First: don't panic! An audit doesn't mean you are doing something wrong—it's an opportunity to confirm the effectiveness of your processes and controls or to identify aspects that would benefit from improved controls.
The most successful audit projects are those in which the client (you and your organization) and Internal Audit have a collaborative working relationship. Simply put, when you are actively engaged in the process, you get more out of it. Our goal is to involve you at every stage of the audit so you understand what is being done and why.
The audit timeline
There is no standard amount of time for an audit. The time it takes to complete one depends on a number of factors, such as the size and complexity of the process being audited. We will provide a tentative timeline at the beginning of your project. You can help meet the timeline by ensuring our audit team has prompt access to the people and documentation we need to complete the review. We make every effort to limit disruptions to your ongoing activities.
Although every project is unique, the audit process generally follows a path that includes planning, fieldwork, reporting, and follow-up. Keep reading to find out what happens during each step.
You and your senior leadership will receive an announcement that an audit is beginning. The announcement outlines the preliminary objectives of the audit and gives senior leadership an opportunity to offer input that may help with establishing the scope of the audit.
The audit team will meet with your leadership team to get insight into your unit’s strategic objectives. This is also where we will identify timing and resource requirements.
We will gather background information, which includes additional meetings with key process owners or reviewing your unit's documented procedures. At the conclusion of this phase, we review and share our understanding of your unit's key objectives and existing controls. This ensures that our team understands your operations and provides an opportunity for additional discussion or questions. We use this information to develop the audit testing plan.
Auditors work through the audit plan by testing your unit’s existing controls. This may involve:
Requests for documentation held on site
Meetings with additional staff to document process flows
Comparison of documentation to process narratives
Observing department activities
Review of existing policies or procedures
We will confer with you on a regular basis to discuss potential audit observations, effects, and recommendations. We will share all observations with you as we identify them in order to avoid surprises.
We will meet with you to provide a summary of all of our observations.
We will prepare a draft audit report based on the final fieldwork update meeting. We will share and discuss the draft with you and make edits based on the discussion and your feedback.
Your unit’s management will provide a written action plan for each audit observation, including:
Planned corrective actions
Target completion dates
If requested, we can have additional discussion of the draft report at a formal audit exit meeting.

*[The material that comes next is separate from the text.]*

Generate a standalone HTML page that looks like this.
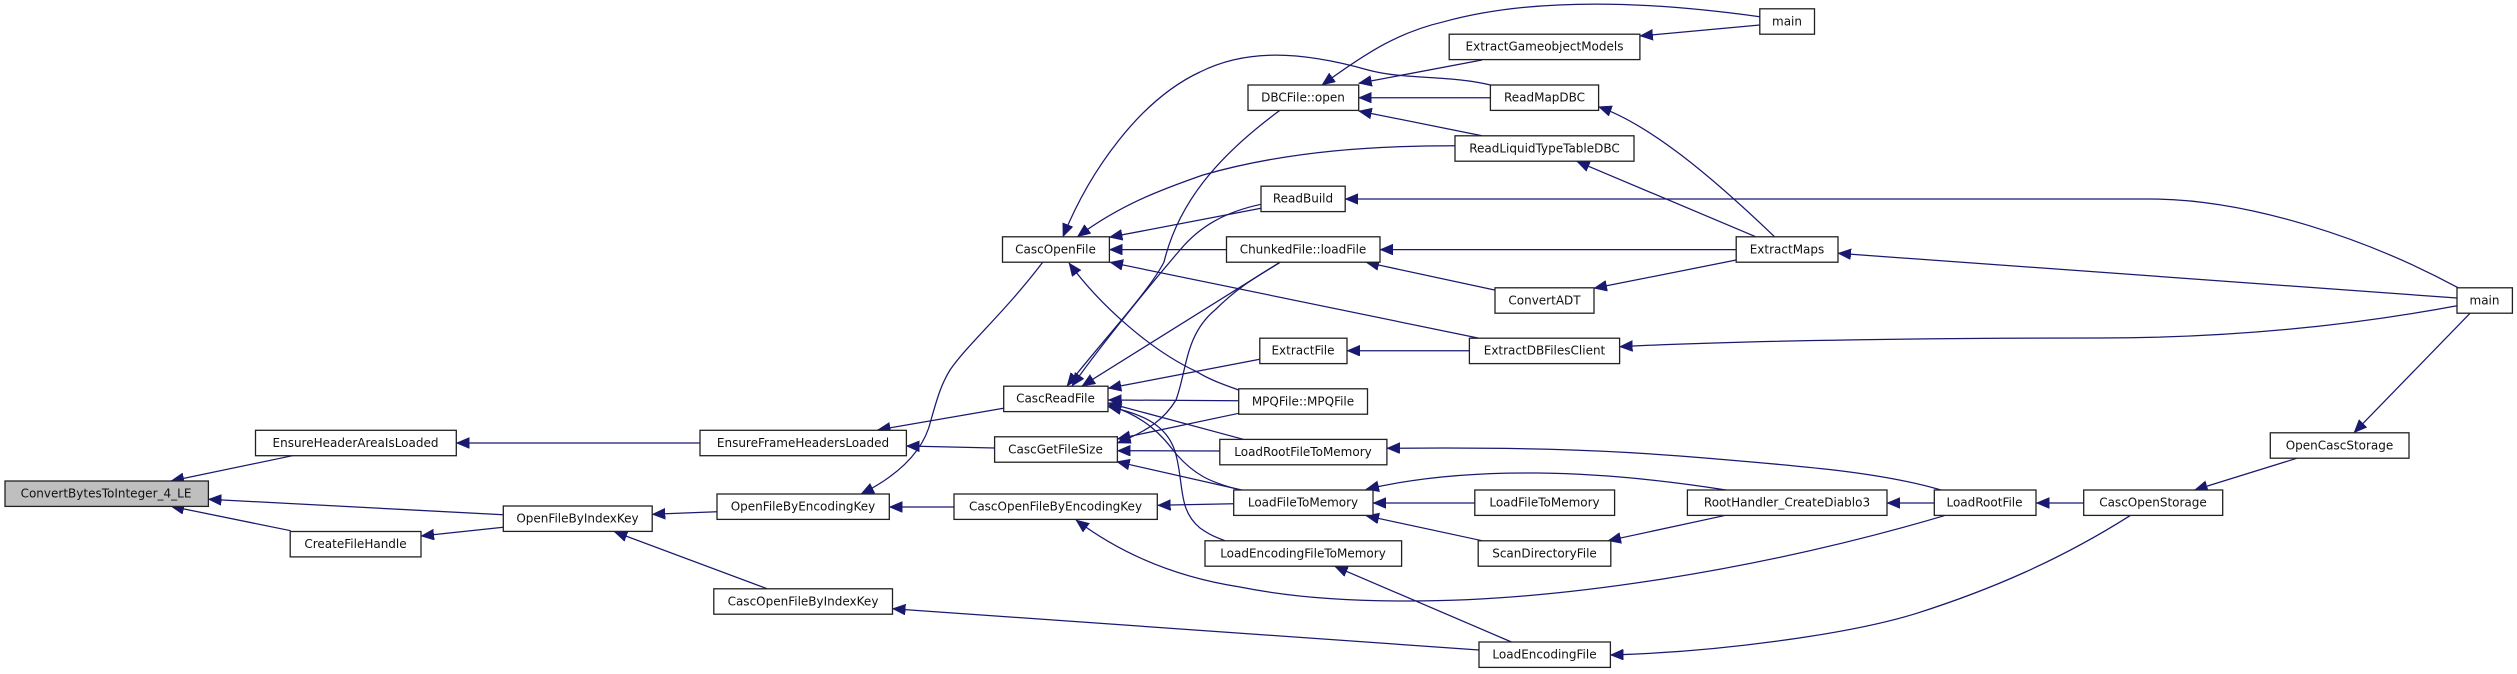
<!DOCTYPE html>
<html><head><meta charset="utf-8"><style>
html,body{margin:0;padding:0;background:#fff}
svg{display:block}
.n rect{fill:#fff;stroke:#222;stroke-width:1.3}
.n text{font-family:"DejaVu Sans",sans-serif;font-size:12px;fill:#111;text-anchor:middle}
.e path{fill:none;stroke:#191970;stroke-width:1.25;marker-start:url(#a)}
</style></head><body>
<svg width="2517" height="674" viewBox="0 0 2517 674" xmlns="http://www.w3.org/2000/svg">
<defs><marker id="a" markerUnits="userSpaceOnUse" markerWidth="15" markerHeight="12" refX="13" refY="5.5" orient="auto-start-reverse"><path d="M0 0L13 5.5L0 11z" style="fill:#191970;stroke:#191970;stroke-width:.5;marker:none"/></marker></defs>
<g class="e">
<path d="M171 481L292.6 455.7"/>
<path d="M208.4 499.3L503.3 514.7"/>
<path d="M171 506.3L290.6 530.7"/>
<path d="M421 536L503.3 527.3"/>
<path d="M456.3 443L700 443"/>
<path d="M877.5 430L1003.5 408.3"/>
<path d="M906.4 446L994.6 448"/>
<path d="M652.2 514.3L717 511.7"/>
<path d="M614.3 531.7L767 588.7"/>
<path d="M889.3 507L954 507"/>
<path d="M861 494C893 478 923 455 931 420C938 395 942 383 950 370C967 345 1005 312 1042.7 262.3"/>
<path d="M1157.7 505.3L1233.7 503.7"/>
<path d="M1076 520C1120 553 1175 577 1240 587C1300 599 1360 601 1410 601C1560 601 1760 570 1944.3 515.7"/>
<path d="M1063 236.7C1090 170 1140 100 1200 72C1240 52 1290 48 1368 70C1405 80 1450 75 1490.4 85"/>
<path d="M1077.4 236.7C1120 205 1160 190 1203 175C1290 150 1380 145.7 1455 145.7"/>
<path d="M1109.4 237.3L1261 208.3"/>
<path d="M1109.4 249.6L1226.5 249.6"/>
<path d="M1069 263C1100 305 1150 350 1196.7 371.7C1210 380 1225 385 1238.7 390"/>
<path d="M1110 262.3L1478 338"/>
<path d="M1067 386C1105 338 1150 290 1164 262C1178 205 1215 158 1280 110.3"/>
<path d="M1072 386C1105 340 1150 285 1180 250C1200 226 1225 212 1261 204.3"/>
<path d="M1082 386L1280 262.3"/>
<path d="M1117.4 443C1150 430 1165 418 1176 400C1187 370 1185 335 1215 310C1240 285 1260 275 1280 262.3"/>
<path d="M1117.4 439L1238.7 413.3"/>
<path d="M1117.4 450.7L1219.8 451"/>
<path d="M1116.7 461.7L1241.7 490"/>
<path d="M1108.3 388.3L1259.8 359.3"/>
<path d="M1108.3 400L1238.7 400.7"/>
<path d="M1108.3 403L1243.3 439.3"/>
<path d="M1108.3 405C1150 418 1165 440 1177 455C1195 475 1210 482 1236.7 489"/>
<path d="M1108.3 406.7C1150 415 1170 430 1176 455C1184 485 1178 510 1200 528C1210 535 1215 537 1225 540.7"/>
<path d="M1380 249.6L1736.2 249.6"/>
<path d="M1366 262.3L1494.6 290"/>
<path d="M1594 288.3L1736.2 260"/>
<path d="M1598.6 106.7C1650 125 1710 175 1774.5 236.7"/>
<path d="M1576.7 161.3L1755.6 236.7"/>
<path d="M1838 253.3L2457 298"/>
<path d="M1345.2 199L2150 199C2250 199 2370 240 2458 287.7"/>
<path d="M1619.6 346.7C1750 340 1950 338 2100 338C2250 338 2370 322 2457 305.7"/>
<path d="M2354 432.7L2470 313.3"/>
<path d="M2194.6 490L2296.7 458.3"/>
<path d="M2036.3 503L2083.7 503"/>
<path d="M1887 503L1934.3 503"/>
<path d="M1386.9 448.3C1500 447 1600 449 1705 458C1800 466 1880 472 1941 490"/>
<path d="M1366 489.3C1470 465 1600 470 1726 490"/>
<path d="M1373 503L1474.8 503"/>
<path d="M1366 515.7L1482 540.7"/>
<path d="M1608 540.7L1724 515.7"/>
<path d="M1334.7 566.3L1511.5 642"/>
<path d="M892.5 608.7L1479 650"/>
<path d="M1610.4 655C1720 652 1850 634 1916.7 613.3C1990 590 2060 560 2130 515.7"/>
<path d="M1639.9 36L1759.8 25"/>
<path d="M1322 85C1370 50 1400 32 1444 21.7C1530 -2 1640 0 1759.8 16.7"/>
<path d="M1358.7 83.3L1482 60"/>
<path d="M1358.7 97.7L1490.4 97.7"/>
<path d="M1358.7 111L1482 135.7"/>
<path d="M1347 350.7L1469.4 350.7"/>
</g>
<g class="n">
<rect x="5" y="481" width="203.4" height="25.4" style="fill:#bfbfbf"/><text x="106" y="497.5">ConvertBytesToInteger_4_LE</text>
<rect x="255.5" y="430.3" width="200.8" height="25.4"/><text x="355.5" y="446.8">EnsureHeaderAreaIsLoaded</text>
<rect x="290.2" y="531.5" width="130.8" height="25.4"/><text x="355.5" y="548">CreateFileHandle</text>
<rect x="503.3" y="506" width="148.9" height="25.4"/><text x="577.5" y="522.5">OpenFileByIndexKey</text>
<rect x="1002.5" y="236.8" width="106.9" height="25.4"/><text x="1055.5" y="253.3">CascOpenFile</text>
<rect x="1003.7" y="386.2" width="104.3" height="25.4"/><text x="1055.5" y="402.7">CascReadFile</text>
<rect x="700" y="430.3" width="206.4" height="25.4"/><text x="803" y="446.8">EnsureFrameHeadersLoaded</text>
<rect x="994.6" y="436.8" width="122.8" height="25.4"/><text x="1055.5" y="453.3">CascGetFileSize</text>
<rect x="717" y="494" width="172.3" height="25.4"/><text x="803" y="510.5">OpenFileByEncodingKey</text>
<rect x="954" y="494" width="203.3" height="25.4"/><text x="1055.5" y="510.5">CascOpenFileByEncodingKey</text>
<rect x="713.8" y="588.8" width="178.7" height="25.4"/><text x="803" y="605.3">CascOpenFileByIndexKey</text>
<rect x="1759.8" y="8.8" width="54.7" height="25.4"/><text x="1787" y="25.3">main</text>
<rect x="1449.2" y="34.2" width="190.7" height="25.4"/><text x="1544.5" y="50.7">ExtractGameobjectModels</text>
<rect x="1248" y="85" width="110.7" height="25.4"/><text x="1303" y="101.5">DBCFile::open</text>
<rect x="1490.4" y="85" width="108.2" height="25.4"/><text x="1544.5" y="101.5">ReadMapDBC</text>
<rect x="1455" y="135.8" width="179" height="25.4"/><text x="1544.5" y="152.3">ReadLiquidTypeTableDBC</text>
<rect x="1261" y="186.2" width="84.2" height="25.4"/><text x="1303" y="202.7">ReadBuild</text>
<rect x="1226.5" y="236.8" width="153.5" height="25.4"/><text x="1303" y="253.3">ChunkedFile::loadFile</text>
<rect x="1736.2" y="236.8" width="101.8" height="25.4"/><text x="1787" y="253.3">ExtractMaps</text>
<rect x="1495" y="287.8" width="99" height="25.4"/><text x="1544.5" y="304.3">ConvertADT</text>
<rect x="1259.8" y="338.2" width="87.2" height="25.4"/><text x="1303" y="354.7">ExtractFile</text>
<rect x="1469.4" y="338.2" width="150.2" height="25.4"/><text x="1544.5" y="354.7">ExtractDBFilesClient</text>
<rect x="1238.7" y="388.8" width="128.8" height="25.4"/><text x="1303" y="405.3">MPQFile::MPQFile</text>
<rect x="1219.8" y="439.4" width="167.1" height="25.4"/><text x="1303" y="455.9">LoadRootFileToMemory</text>
<rect x="1233.7" y="490" width="139.3" height="25.4"/><text x="1303" y="506.5">LoadFileToMemory</text>
<rect x="1474.8" y="490" width="139.8" height="25.4"/><text x="1544.5" y="506.5">LoadFileToMemory</text>
<rect x="1687.4" y="490" width="199.6" height="25.4"/><text x="1787" y="506.5">RootHandler_CreateDiablo3</text>
<rect x="1934.3" y="490" width="101.7" height="25.4"/><text x="1984.5" y="506.5">LoadRootFile</text>
<rect x="2083.7" y="490" width="139" height="25.4"/><text x="2153" y="506.5">CascOpenStorage</text>
<rect x="2270.3" y="432.8" width="138.7" height="25.4"/><text x="2339.5" y="449.3">OpenCascStorage</text>
<rect x="2457" y="287.8" width="55.4" height="25.4"/><text x="2484.5" y="304.3">main</text>
<rect x="1205" y="540.8" width="196.6" height="25.4"/><text x="1303" y="557.3">LoadEncodingFileToMemory</text>
<rect x="1478.2" y="540.8" width="132.6" height="25.4"/><text x="1544.5" y="557.3">ScanDirectoryFile</text>
<rect x="1479" y="642" width="131.4" height="25.4"/><text x="1544.5" y="658.5">LoadEncodingFile</text>
</g>
</svg>
</body></html>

We will provide our final report to you, your reporting line leadership, and select executive university leadership (including the president and the trustees).
We value the opinions of clients and stakeholders. After we have finished your audit, we will ask you to complete a client feedback survey. Your input helps Internal Audit continually evaluate the quality of our audit services.
Approximately six months after you receive our final report we will follow up to determine if corrective actions have been implemented to resolve the original observation. This may involve reviewing processes or performing additional (limited) testing. Delays in action plan implementation are reported to senior management.
Once all observations have been addressed, we will notify you and your reporting line leadership that the follow-up has been completed. This concludes the audit process.